At least once a month Kolson asks different manufacturers reps to visit and train its staff. “We want everyone here to be equally knowledgeable,” Lamberg says.

That is particularly important when everyone is expected to be able to answer the phone and assist customers. As part of its customer service creed, Kolson does not have voice mail.

“No one is above answering the phone,” Baron says.

“We try to maintain a good rapport with our customers, keep the personal touch,” says Dale Landy. “There are times when someone needs something right away and if it's on the way home for me or one of our sales associates, we will go to the customer's house and drop it off. This is just a sample of the courtesy we give to our customers.”

While Lamberg makes himself available to help customers with hardware specifications, all of Kolson's sales associates are experienced in their related fields, whether it's hardware or plumbing. Kolson's upstairs showroom staff has the expertise and knowledge to assist each customer with his or her plumbing specifications, John Landy says.

“When you are doing a house with multiple baths, you want as few problems as possible,” Lamberg says. “If something doesn't sound right, I'll contact the contractor or even go to the site.”

Showroom customers include homeowners, designers, architects, contractors and builders. The showrooms attract customers by word-of-mouth and with trade advertising.

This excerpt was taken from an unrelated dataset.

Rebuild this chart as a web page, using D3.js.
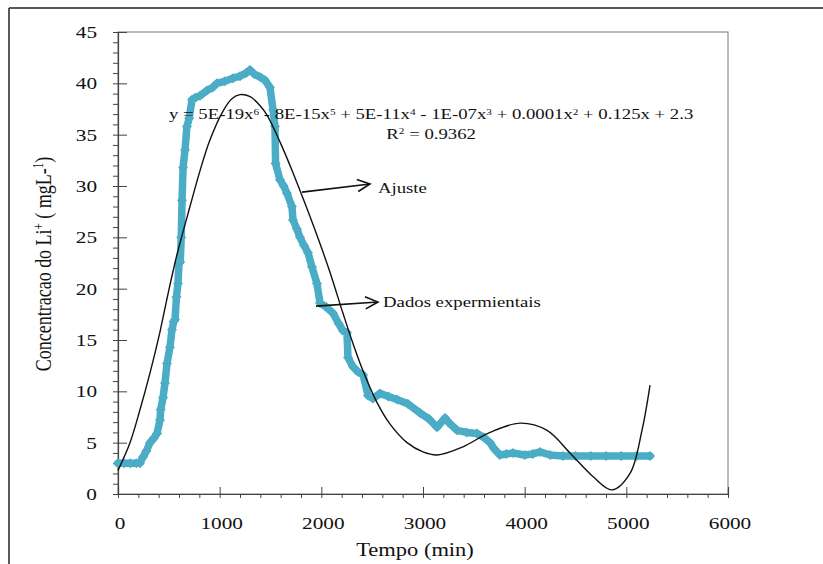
<!DOCTYPE html>
<html>
<head>
<meta charset="utf-8">
<script src="https://cdn.jsdelivr.net/npm/d3@7"></script>
<style>
  body { margin: 0; background: #fff; }
  svg { display: block; }
  text { font-family: "Liberation Serif", "Times New Roman", serif; fill: #111; }
</style>
</head>
<body>
<div id="chart"></div>
<script>
// dados experimentais: tempo (min) e concentracao de Li+ (mg/L)
const tempoDados = [0, 60, 120, 180, 216, 246, 280, 315, 350, 384, 413, 420, 443, 462, 482, 511, 531, 548, 561, 575,
  590, 600, 612, 622, 630, 640, 659, 678, 700, 728, 760, 807, 875, 930, 974, 1050, 1131, 1200, 1260, 1298,
  1340, 1400, 1446, 1495, 1525, 1544, 1550, 1593, 1630, 1662, 1711, 1721, 1760, 1790, 1830, 1869, 1908, 1957, 1987, 2050,
  2115, 2170, 2213, 2252, 2262, 2311, 2360, 2410, 2459, 2508, 2577, 2660, 2744, 2850, 2971, 3060, 3138, 3217, 3260, 3335,
  3430, 3531, 3600, 3659, 3700, 3757, 3820, 3885, 4000, 4080, 4151, 4250, 4377, 4500, 4650, 4800, 4950, 5100, 5233];
const liDados = [3.0, 3.0, 3.0, 3.0, 3.0, 3.6, 4.2, 5.0, 5.4, 5.9, 7.2, 8.2, 9.4, 10.8, 12.7, 14.3, 16.0, 16.8, 17.0, 19.2,
  20.5, 22.5, 22.6, 25.0, 28.6, 31.8, 33.5, 35.8, 36.6, 38.4, 38.6, 38.8, 39.3, 39.6, 40.0, 40.2, 40.5, 40.7, 41.0, 41.3,
  40.9, 40.6, 40.3, 39.6, 37.4, 35.8, 32.2, 30.6, 30.0, 29.3, 28.0, 26.7, 25.8, 25.0, 24.2, 23.5, 22.1, 20.5, 18.6, 18.2,
  17.6, 16.6, 15.9, 15.7, 13.3, 12.4, 11.9, 11.6, 9.6, 9.3, 9.8, 9.5, 9.2, 8.8, 7.9, 7.3, 6.5, 7.4, 6.9, 6.2,
  6.0, 5.9, 5.5, 5.0, 4.4, 3.8, 3.9, 4.0, 3.8, 3.9, 4.1, 3.8, 3.7, 3.7, 3.7, 3.7, 3.7, 3.7, 3.7];

// curva de ajuste
const tempoAjuste = [0, 118, 216, 315, 413, 492, 580, 708, 807, 905, 1033, 1120, 1200, 1300, 1400, 1466, 1593, 1721, 1820, 1957,
  2085, 2213, 2310, 2410, 2548, 2676, 2843, 3000, 3138, 3393, 3659, 3954, 4220, 4446, 4672, 4859, 5036, 5154, 5233];
const liAjuste = [2.3, 5.0, 8.2, 11.8, 15.8, 19.5, 23.3, 28.0, 31.5, 34.5, 37.3, 38.5, 38.9, 38.7, 37.8, 36.9, 34.3, 31.3, 28.8, 25.2,
  21.6, 17.6, 14.7, 12.0, 8.9, 6.8, 5.0, 4.1, 3.8, 4.6, 6.0, 6.9, 6.2, 4.0, 1.7, 0.4, 2.0, 6.2, 10.6];

const xTicks = [0, 1000, 2000, 3000, 4000, 5000, 6000];
const yTicks = [0, 5, 10, 15, 20, 25, 30, 35, 40, 45];

const equacao = ["y = 5E-19x", "6", " - 8E-15x", "5", " + 5E-11x", "4", " - 1E-07x", "3", " + 0.0001x", "2", " + 0.125x + 2.3"];
const r2 = "0.9362";

// tamanho e margens
const margin = {top: 32, right: 95, bottom: 70, left: 118};
const W = 823, H = 564;
const w = W - margin.left - margin.right;
const h = H - margin.top - margin.bottom;
const sx = 1.25; // texto um pouco esticado na horizontal como no original

const svg = d3.select("#chart").append("svg")
  .attr("width", W)
  .attr("height", H);

// moldura externa
svg.append("line").attr("x1", 9).attr("y1", 8).attr("x2", W).attr("y2", 8)
  .attr("stroke", "#222").attr("stroke-width", 1.5);
svg.append("line").attr("x1", 9).attr("y1", 8).attr("x2", 9).attr("y2", H)
  .attr("stroke", "#222").attr("stroke-width", 1.5);

const g = svg.append("g")
  .attr("transform", "translate(" + margin.left + "," + margin.top + ")");

const x = d3.scaleLinear().domain([0, 6000]).range([0, w]);
const y = d3.scaleLinear().domain([0, 45]).range([h, 0]);

// caixa da area do grafico
g.append("rect")
  .attr("width", w).attr("height", h)
  .attr("fill", "none").attr("stroke", "#777").attr("stroke-width", 1);

// eixo y: menores para fora, maiores cruzando
g.append("g")
  .call(d3.axisLeft(y).ticks(45).tickSize(5).tickFormat(""))
  .call(s => s.select(".domain").remove())
  .selectAll("line").attr("stroke", "#444");
g.append("g")
  .call(d3.axisRight(y).tickValues(yTicks).tickSize(9).tickFormat(""))
  .call(s => s.select(".domain").attr("stroke", "#444").attr("stroke-width", 1.2))
  .selectAll("line").attr("stroke", "#444");

// eixo x
g.append("g")
  .attr("transform", "translate(0," + h + ")")
  .call(d3.axisBottom(x).ticks(30).tickSize(4).tickFormat(""))
  .call(s => s.select(".domain").remove())
  .selectAll("line").attr("stroke", "#444");
g.append("g")
  .attr("transform", "translate(0," + h + ")")
  .call(d3.axisTop(x).tickValues(xTicks).tickSize(7).tickFormat(""))
  .call(s => s.select(".domain").attr("stroke", "#444").attr("stroke-width", 1.2))
  .selectAll("line").attr("stroke", "#444");

// rotulos dos ticks
g.selectAll("text.ylab")
  .data(yTicks)
  .join("text")
  .attr("class", "ylab")
  .attr("transform", d => "translate(-21," + (y(d) + 6) + ") scale(" + sx + ",1)")
  .attr("text-anchor", "end")
  .attr("font-size", "17px")
  .text(d => d);

g.selectAll("text.xlab")
  .data(xTicks)
  .join("text")
  .attr("class", "xlab")
  .attr("transform", d => "translate(" + (x(d) + 2) + "," + (h + 35) + ") scale(" + sx + ",1)")
  .attr("text-anchor", "middle")
  .attr("font-size", "17px")
  .text(d => d);

// titulos dos eixos
g.append("text")
  .attr("transform", "translate(" + (w / 2 - 8) + "," + (h + 62) + ") scale(" + sx + ",1)")
  .attr("text-anchor", "middle")
  .attr("font-size", "18px")
  .text("Tempo (min)");

const yt = svg.append("text")
  .attr("transform", "translate(51,264) rotate(-90) scale(1," + sx + ")")
  .attr("text-anchor", "middle")
  .attr("font-size", "18px");
yt.append("tspan").text("Concentracao do Li");
yt.append("tspan").attr("baseline-shift", "super").attr("font-size", "11px").text("+");
yt.append("tspan").text(" ( mgL-");
yt.append("tspan").attr("baseline-shift", "super").attr("font-size", "11px").text("1");
yt.append("tspan").text(")");

// serie experimental (linha grossa com losangos)
const pontos = tempoDados.map((t, i) => ({t: t, v: liDados[i]}));
const cor = "#4bacc6";

g.append("path")
  .datum(pontos)
  .attr("fill", "none")
  .attr("stroke", cor)
  .attr("stroke-width", 7.5)
  .attr("stroke-linejoin", "round")
  .attr("stroke-linecap", "round")
  .attr("d", d3.line().x(d => x(d.t)).y(d => y(d.v)));

g.selectAll("path.marker")
  .data(pontos)
  .join("path")
  .attr("class", "marker")
  .attr("d", d3.symbol(d3.symbolSquare, 50))
  .attr("transform", d => "translate(" + x(d.t) + "," + y(d.v) + ") rotate(45)")
  .attr("fill", cor);

// curva de ajuste
const ajuste = tempoAjuste.map((t, i) => ({t: t, v: liAjuste[i]}));
g.append("path")
  .datum(ajuste)
  .attr("fill", "none")
  .attr("stroke", "#111")
  .attr("stroke-width", 1.4)
  .attr("d", d3.line().curve(d3.curveCatmullRom).x(d => x(d.t)).y(d => y(d.v)));

// equacao e R2
const eq = g.append("text")
  .attr("transform", "translate(" + x(3080) + "," + y(36.5) + ") scale(" + sx + ",1)")
  .attr("text-anchor", "middle")
  .attr("font-size", "15px");
equacao.forEach((s, i) => {
  const ts = eq.append("tspan").text(s);
  if (i % 2 == 1) ts.attr("baseline-shift", "super").attr("font-size", "9px");
});

const rt = g.append("text")
  .attr("transform", "translate(" + x(3080) + "," + y(34.6) + ") scale(" + sx + ",1)")
  .attr("text-anchor", "middle")
  .attr("font-size", "15px");
rt.append("tspan").text("R");
rt.append("tspan").attr("baseline-shift", "super").attr("font-size", "9px").text("2");
rt.append("tspan").text(" = " + r2);

// setas de anotacao
const setas = [
  {x1: 1810, y1: 29.4, x2: 2479, y2: 30.2, label: "Ajuste", lx: 2557, ly: 29.3},
  {x1: 1948, y1: 18.3, x2: 2557, y2: 18.7, label: "Dados expermientais", lx: 2607, ly: 18.2}
];

setas.forEach(a => {
  const X1 = x(a.x1), Y1 = y(a.y1), X2 = x(a.x2), Y2 = y(a.y2);
  const ang = Math.atan2(Y2 - Y1, X2 - X1);
  const L = 14, sp = 0.45;
  g.append("line")
    .attr("x1", X1).attr("y1", Y1).attr("x2", X2).attr("y2", Y2)
    .attr("stroke", "#111").attr("stroke-width", 1.6);
  g.append("path")
    .attr("d", "M" + (X2 - L * Math.cos(ang - sp)) + "," + (Y2 - L * Math.sin(ang - sp)) +
      "L" + X2 + "," + Y2 +
      "L" + (X2 - L * Math.cos(ang + sp)) + "," + (Y2 - L * Math.sin(ang + sp)))
    .attr("fill", "none").attr("stroke", "#111").attr("stroke-width", 1.6);
  g.append("text")
    .attr("transform", "translate(" + x(a.lx) + "," + y(a.ly) + ") scale(" + sx + ",1)")
    .attr("font-size", "15px")
    .text(a.label);
});
</script>
</body>
</html>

Also, the company hosts vendor parties, sending invitations to local architects, designers and builders.

Recently Kolson started sending out a monthly newsletter: Bright Ideas from Kolson. It informs customers about new products.

Looking to the future, Kolson intends to work on maintaining its reputation and continuing to thrive, Baron says. “We want people to know that at Kolson they can be assured of getting service, expertise about the product, the right guidance.” <<


Kolson's mission statement is posted on the walls of the showrooms:

We at Kolson want to make shopping for your home a pleasant experience. We are dedicated to giving each customer the best selection of products in a relaxed and luxurious atmosphere … guided by the most professional and knowledgeable salespeople in the business.

Your satisfaction is our gratification.

Sidebar: Kolson Wholesale

Kolson opened its wholesale division, Kolson Wholesale, in Farmingdale (Long Island), N.Y., in 1985. The division is about a half hour's drive from the company's Great Neck showroom. It occupies a 20,000-sq.-ft. building on a one-acre lot, with offices, a warehouse and shipping area.

“Customers of the wholesale division must have a showroom,” explains Davida Baron, advertising manager. “Our wholesale division is totally separate from our retail. Other showrooms will come to Kolson Wholesale to buy their goods. If you think of Kolson like a tree, the Farmingdale wholesale division is the major branch. It extends out to dealers.”

If a product is in stock and the order is received by 3 p.m., it is shipped out the same day, according to Dale Landy, vice president.

To spur sales, Kolson Wholesale offers various promotions and incentives.

The Great Neck showrooms (both floors) have 21 employees. Hours are 8 a.m. to 5:30 p.m. Monday through Friday; 8 a.m. to 5 p.m. Saturday; closed Sunday.

The Farmingdale warehouse has seven employees.

It is open 8 a.m. to 5 p.m. Monday through Friday.